Foi logo depois da Segunda Guerra Mundial. A cultura do automóvel tomou conta do mundo, muito influenciado pelos Estados Unidos. Houve a influência do “American way of life”. Nosso apoio aos Estados Unidos durante a Segunda Guerra nos permitiu ter aqui uma indústria de base, a Companhia Siderúrgica Nacional (CSN), para termos aço para produzir carros. Houve também outros incentivos, como o financiamento. À época, Banco Mundial, por exemplo, só financiava a construção de novas rodovias se em contrapartida o governo brasileiro erradicasse trechos ferroviários existentes. Repare que este fenômeno não ocorreu em nenhum outros país do mundo. Todos eles impulsionaram os dois modos de transportes. Cabe destacar aqui a Alemanha do pós-guerra, que é conhecida por ter excelentes rodovias e ferrovias além de possuir uma das melhores indústrias ferroviária e automobilística do mundo. Nenhum país pode depender de um único modo de transporte, seja ele qual for.
O empresário geralmente reclama do custo logístico, mas o assunto ferrovias — ou opções de transportes — é muito pouco discutido. Por quê?
Porque as pessoas de modo geral não percebem que este desperdício é seu. Que é o cidadão que desperdiça o seu salário quando ele paga 5% a mais, por exemplo, do que poderia pagar pelo rolo de papel higiênico se o País tivesse uma matriz de transporte mais equilibrada. Muitas vezes imaginam que este problema é da indústria, da agricultura, do comércio, esquecendo que eles repassam o custo para os preços dos seus produtos.
Como são as discussões com o Governo?
Brasília não deixa de ser um grande símbolo do abandono gradual das ferrovias no Brasil. Eu brinco que Brasilia é o lugar mais difícil do mundo para discutir ferrovia, já que é a única capital importante do planeta que não tem uma monumental Estação Ferroviária. Brasilia foi construída como uma ode ao automóvel, teve o seu plano urbanístico inspirado num avião, e a sua principal esquina é uma estação rodoviária. (risos) Mas brincadeira à parte, o investimento público em transporte no Brasil alcançou 2% do PIB em meados dos anos 1970, e desde então só caiu. Em 2017, foi de apenas 0,16% do PIB. Já que o Governo não tem capacidade para investir, ele deveria concentrar sua agenda de curto e médio prazo em duas frentes para atrair capital privado para os projetos, especialmente o capital estrangeiro. Primeiro, planejar um programa robusto de ações e investimentos que faça com que o Brasil reduza em 30% os seus custos logísticos, para que possamos alcançar a média mundial. Segundo, concentrar esforços para que o País possa desenvolver ações e regulamentações, ou desregulamentações se for o caso, que possam proporcionar bancabilidade aos projetos que estão nas prateleiras e que precisam de investidores privados.

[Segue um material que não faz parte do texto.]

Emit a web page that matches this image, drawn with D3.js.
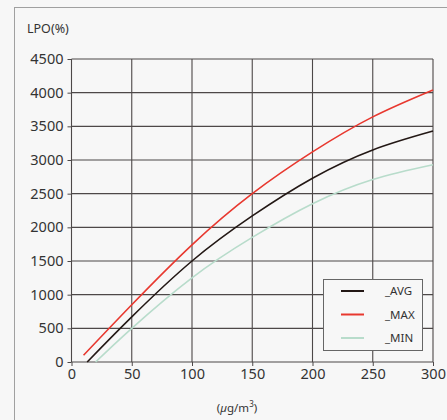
<!DOCTYPE html>
<html>
<head>
<meta charset="utf-8">
<title>LPO chart</title>
<script src="https://d3js.org/d3.v7.min.js"></script>
<style>
  body { margin: 0; background: #f7f7f7; }
  svg { display: block; font-family: "Noto Sans", "DejaVu Sans", sans-serif; }
</style>
</head>
<body>
<div id="chart"></div>
<script>
// data
var xTicks = [0, 50, 100, 150, 200, 250, 300];
var yTicks = [0, 500, 1000, 1500, 2000, 2500, 3000, 3500, 4000, 4500];

var avgX = [13, 50, 100, 150, 200, 250, 300];
var avgY = [0, 670, 1500, 2170, 2730, 3150, 3430];

var maxX = [10, 50, 100, 150, 200, 250, 300];
var maxY = [100, 850, 1740, 2500, 3120, 3640, 4040];

var minX = [20, 50, 100, 150, 200, 250, 300];
var minY = [0, 500, 1250, 1850, 2350, 2710, 2930];

var seriesNames = ["_AVG", "_MAX", "_MIN"];
var seriesColors = ["#231815", "#e8382f", "#b8dccb"];

var width = 447, height = 420;
var margin = {top: 59, right: 14, bottom: 58, left: 71.5};

var svg = d3.select("#chart").append("svg")
    .attr("width", width)
    .attr("height", height);

// outer frame
svg.append("rect")
    .attr("x", 14.5).attr("y", 7.5)
    .attr("width", 460).attr("height", 440)
    .attr("fill", "#f7f7f7")
    .attr("stroke", "#a0a0a0")
    .attr("stroke-width", 1);

var x = d3.scaleLinear().domain([0, 300]).range([margin.left, 433]);
var y = d3.scaleLinear().domain([0, 4500]).range([362, margin.top]);

// grid
var grid = svg.append("g").attr("stroke", "#4d4848").attr("stroke-width", 1.1);
grid.selectAll(".vx").data(xTicks).enter().append("line")
    .attr("x1", function(d) { return x(d); }).attr("x2", function(d) { return x(d); })
    .attr("y1", y(0)).attr("y2", y(4500));
grid.selectAll(".hy").data(yTicks).enter().append("line")
    .attr("x1", x(0)).attr("x2", x(300))
    .attr("y1", function(d) { return y(d); }).attr("y2", function(d) { return y(d); });

// axes
var xAxis = svg.append("g")
    .attr("transform", "translate(0," + y(0) + ")")
    .call(d3.axisBottom(x).tickValues(xTicks).tickFormat(d3.format("d")).tickSize(4).tickPadding(3));
var yAxis = svg.append("g")
    .attr("transform", "translate(" + x(0) + ",0)")
    .call(d3.axisLeft(y).tickValues(yTicks).tickFormat(d3.format("d")).tickSize(4).tickPadding(4));

[xAxis, yAxis].forEach(function(a) {
    a.select(".domain").remove();
    a.selectAll("line").attr("stroke", "#4d4848");
    a.selectAll("text")
        .attr("font-size", "14.5px")
        .attr("fill", "#333")
        .attr("font-family", "'Noto Sans', sans-serif");
});

// lines
var line = d3.line()
    .x(function(d) { return x(d[0]); })
    .y(function(d) { return y(d[1]); })
    .curve(d3.curveNatural);

var allSeries = [
    d3.zip(avgX, avgY),
    d3.zip(maxX, maxY),
    d3.zip(minX, minY)
];

// draw MIN first, then AVG, then MAX on top
[2, 0, 1].forEach(function(i) {
    svg.append("path")
        .datum(allSeries[i])
        .attr("fill", "none")
        .attr("stroke", seriesColors[i])
        .attr("stroke-width", 1.6)
        .attr("d", line);
});

// axis titles
svg.append("text")
    .attr("x", 27).attr("y", 33)
    .attr("font-size", "12.5px")
    .attr("fill", "#333")
    .text("LPO(%)");

svg.append("text")
    .attr("x", 237).attr("y", 412)
    .attr("text-anchor", "middle")
    .attr("font-size", "11.5px")
    .attr("fill", "#333")
    .html("(<tspan font-style='italic'>µ</tspan>g/m<tspan baseline-shift='super' font-size='8px'>3</tspan>)");

// legend
var legend = svg.append("g");
legend.append("rect")
    .attr("x", 323.5).attr("y", 279.5)
    .attr("width", 99).attr("height", 71)
    .attr("fill", "#f7f7f7")
    .attr("stroke", "#666")
    .attr("stroke-width", 1);

seriesNames.forEach(function(name, i) {
    var ly = 291 + i * 23.5;
    legend.append("line")
        .attr("x1", 341).attr("x2", 364)
        .attr("y1", ly).attr("y2", ly)
        .attr("stroke", seriesColors[i])
        .attr("stroke-width", 2);
    legend.append("text")
        .attr("x", 385).attr("y", ly + 4)
        .attr("font-size", "11.5px")
        .attr("fill", "#333")
        .text(name);
});
</script>
</body>
</html>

Quem deveria coordenar estas ações?
O Brasil deveria ter uma visão de Estado para o relatório “Doing Business” do Banco Mundial, que todo ano analisa as leis e regulações que facilitam ou dificultam as atividades das empresas em 190 países. O Brasil está em 139o lugar no que diz respeito às dificuldades relacionadas à sua competitividade internacional, onde estão as questões logística e de transportes. O investidor de infraestrutura precisa de previsibilidade, e esta deve ser uma discussão mais técnica do que política, então acho imprescindível a participação conjunta do BNDES e do TCU. O Banco, porque tem a visão da bancabilidade de projetos estruturantes; e o TCU, porque pode dar uma visão ex-ante da locação de recursos e riscos dentro da lei, sem cair na tentação da “meia entrada”. A UIC, que é uma entidade sem fins lucrativos, pode colaborar no que for preciso.
Como a UIC pode ajudar o País a avançar em ferrovias?
A UIC tem muito a colaborar. Desde a sua fundação, em 1922, a UIC acumula uma quantidade enorme de conhecimento, que foi transferido para milhares de padrões operacionais, de segurança e outros, mas penso que a solução dos nossos problemas está aqui mesmo no Brasil, e aí eu volto ao tema do planejamento.